Writers deploy "rousing" to convey both a literal and metaphorical awakening, imbuing characters and settings with renewed energy. In many narratives, a character "rouses himself" from sleep or distraction to take decisive action or regain composure [1][2][3], while in other texts the term intensifies the call to collective action or emotional fervor [4][5][6]. It is also used to describe nature or atmosphere that inspires or stirs inner feelings [7][8], highlighting the word’s versatility in evoking both a physical stirring and a resurgence of passion or thought [9][10].
  1. he cried, rousing himself, and collecting his ideas with the promptitude usual to seamen.
    — from The Mysterious Island by Jules Verne
  2. “Yes, I’m going,” said Anna, rousing herself and getting up.
    — from Anna Karenina by graf Leo Tolstoy
  3. “Here is your papa!” said Vassily Lukitch, rousing him.
    — from Anna Karenina by graf Leo Tolstoy
  4. I thought that he might give me information about the Faubourg St. Antoine, and help us in rousing the people.
    — from The History of a Crime by Victor Hugo
  5. If I ever come to Russia, Monsieur Kramenin, I shall expect a rousing welcome, and——”
    — from The Secret Adversary by Agatha Christie
  6. “I have come to make a statement about the sufferings of poor students and the means of rousing them to protest.”

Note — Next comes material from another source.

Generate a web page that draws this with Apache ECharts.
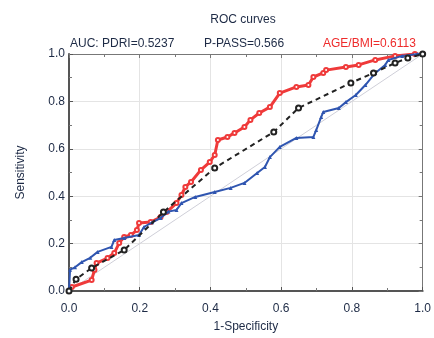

    — from The possessed : by Fyodor Dostoyevsky
  7. While maniac Winter rages o'er The hills whence classic Yarrow flows, Rousing the turbid torrent's roar, Or sweeping, wild, a waste of snows.
    — from Poems and Songs of Robert Burns by Robert Burns
  8. Never did music more sink into and soothe and fill me—never so prove its soul-rousing power, its impossibility of statement.
    — from Complete Prose Works by Walt Whitman
  9. I can only say that I took long and searching eyesweeps as I sat there, and it seem'd so, rousing unprecedented thoughts, problems unanswerable.
    — from Complete Prose Works by Walt Whitman
  10. He felt that this was rousing in his soul a feeling of anger destructive of his peace of mind and of all the good of his achievement.